Désireux de rester au pouvoir et allant ainsi à l’encontre de la constitution qui prévoit que le président de la République n’est pas rééligible, Louis Napoléon Bonaparte dissout l’assemblée et invite les Français à se prononcer par plébiscite, les 20 et 21 décembre 1851, sur l’attribution des pouvoirs lui permettant de faire une nouvelle constitution. Le « oui » l’emporte largement dans l’Hérault comme on peut le voir sur l’arrondissement de Lodève et au même titre que dans la France entière (7,5 millions de « oui » contre 650 000 « non ») 57. (Fig. 10)

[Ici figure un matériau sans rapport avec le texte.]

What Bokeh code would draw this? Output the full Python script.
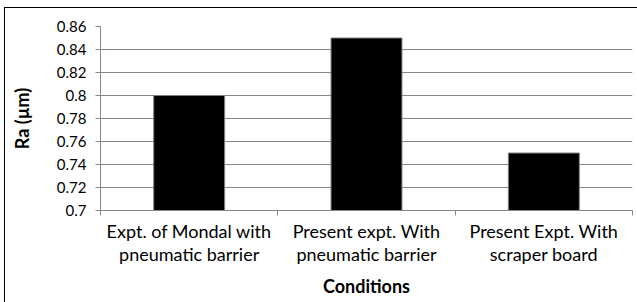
from bokeh.plotting import figure
from bokeh.models import FixedTicker, Range1d, InlineStyleSheet
from bokeh.embed import file_html
from bokeh.resources import INLINE

categories = ["Expt. of Mondal with\npneumatic barrier",
              "Present expt. With\npneumatic barrier",
              "Present Expt. With\nscraper board"]
ra_values = [0.80, 0.85, 0.75]
y_ticks = [0.70, 0.72, 0.74, 0.76, 0.78, 0.80, 0.82, 0.84, 0.86]
y_tick_labels = ["0.7", "0.72", "0.74", "0.76", "0.78", "0.8", "0.82", "0.84", "0.86"]
x_title = "Conditions"
y_title = "Ra (µm)"

FONT = "Lato"
GRID = "#878787"

n = len(categories)
centers = [i + 0.5 for i in range(n)]
bounds = [float(i) for i in range(n + 1)]

p = figure(width=637, height=302, output_backend="svg", toolbar_location=None,
           x_range=Range1d(0, n), y_range=Range1d(y_ticks[0], y_ticks[-1]),
           min_border_left=100, min_border_right=5, min_border_top=26, min_border_bottom=92)
p.outline_line_color = None
p.background_fill_color = "white"
p.border_fill_color = "white"
p.stylesheets = [InlineStyleSheet(css=(
    ":host::after { content: ''; position: absolute; left: 4px; top: 7px; "
    "right: 0px; bottom: 0px; border-left: 1px solid #000; border-top: 1px solid #000; "
    "pointer-events: none; z-index: 10; }"))]

p.vbar(x=centers, top=ra_values, bottom=y_ticks[0], width=0.4,
       fill_color="black", line_color="#7f7f7f", line_width=1)

# y axis
p.yaxis.ticker = FixedTicker(ticks=y_ticks)
p.yaxis.major_label_overrides = {t: l for t, l in zip(y_ticks, y_tick_labels)}
p.yaxis.axis_line_color = GRID
p.yaxis.major_tick_line_color = GRID
p.yaxis.major_tick_in = 0
p.yaxis.major_tick_out = 5
p.yaxis.minor_tick_line_color = None
p.yaxis.major_label_standoff = 9
p.yaxis.major_label_text_font = FONT
p.yaxis.major_label_text_font_size = "15px"
p.yaxis.major_label_text_color = "black"
p.yaxis.axis_label = y_title
p.yaxis.axis_label_text_font = FONT
p.yaxis.axis_label_text_font_size = "18px"
p.yaxis.axis_label_text_font_style = "bold"
p.yaxis.axis_label_text_color = "black"
p.yaxis.axis_label_standoff = 21

# x axis
p.xaxis.ticker = FixedTicker(ticks=centers, minor_ticks=bounds)
p.xaxis.major_label_overrides = {c: lab for c, lab in zip(centers, categories)}
p.xaxis.axis_line_color = GRID
p.xaxis.major_tick_line_color = None
p.xaxis.minor_tick_line_color = GRID
p.xaxis.minor_tick_in = 0
p.xaxis.minor_tick_out = 5
p.xaxis.major_label_standoff = 3
p.xaxis.major_label_text_font = FONT
p.xaxis.major_label_text_font_size = "18px"
p.xaxis.major_label_text_color = "black"
p.xaxis.major_label_text_line_height = 1.05
p.xaxis.axis_label = x_title
p.xaxis.axis_label_text_font = FONT
p.xaxis.axis_label_text_font_size = "18px"
p.xaxis.axis_label_text_font_style = "bold"
p.xaxis.axis_label_text_color = "black"
p.xaxis.axis_label_standoff = 7

p.xgrid.grid_line_color = None
p.ygrid.ticker = FixedTicker(ticks=y_ticks)
p.ygrid.grid_line_color = GRID
p.ygrid.grid_line_width = 1

open("out.html", "w").write(file_html(p, INLINE))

Résultat du vote sur le plébiscite pour l’arrondissement de Lodève, (AD34, 3 M 1128)
Fig. 10 - Résultat du vote sur le plébiscite pour l’arrondissement de Lodève, (AD34, 3 M 1128)

Comme sous les précédents régimes, le gouvernement désigne et soutient ouvertement, au travers des préfets, des candidats officiels qui se voient accorder toutes les facilités. Lors des élections législatives de février 1852, on assiste à des tractations entre sous-préfets, préfet et ministre de l’intérieur sur les candidats à proposer. Trois députés doivent être élus au corps législatif. Dans une dépêche du 7 février 1852, le ministre accepte deux des candidats proposés mais demande d’en trouver un troisième. Des employés du ministère de l’intérieur proposent alors des membres de leurs familles tandis que préfet et sous-préfets reçoivent des pétitions pour appuyer des candidatures. Une instruction du cabinet du ministère de l’intérieur aux préfets le 11 février 1852 précise : « Or le bien ne peut se faire aujourd’hui qu’à une condition, c’est que le Sénat, le conseil d’état, le corps législatif et l’administration soient avec le chef de l’État en parfaite harmonie d’idées, de sentiments, d’intérêts, car c’est l’unité de vues dans les pouvoirs publics qui seule constitue la force et la grandeur des nations. […] dans les élections qui se préparent, le peuple français a donc un rôle important à remplir. Mais ici, quel ne serait pas son embarras sans l’intervention du Gouvernement ? Comment huit millions d’électeurs pourraient-ils s’entendre pour distinguer entre tant de candidats… […] Comme c’est évidemment la volonté du Peuple d’achever ce qu’il a commencé, il faut que le Peuple soit mis en mesure de discerner quels sont les amis et quels sont les ennemis du Gouvernement qu’il vient de fonder. […] Il est bien entendu que vous ne devez rien faire qui puisse gêner ou embarrasser en quoi que ce soit l’exercice du suffrage universel. Toutes les candidatures doivent pouvoir se produire sans opposition, sans contrainte. Le Prince Président se croirait atteint dans l’honneur de son gouvernement si la moindre entrave était mise à la liberté des votes » 58.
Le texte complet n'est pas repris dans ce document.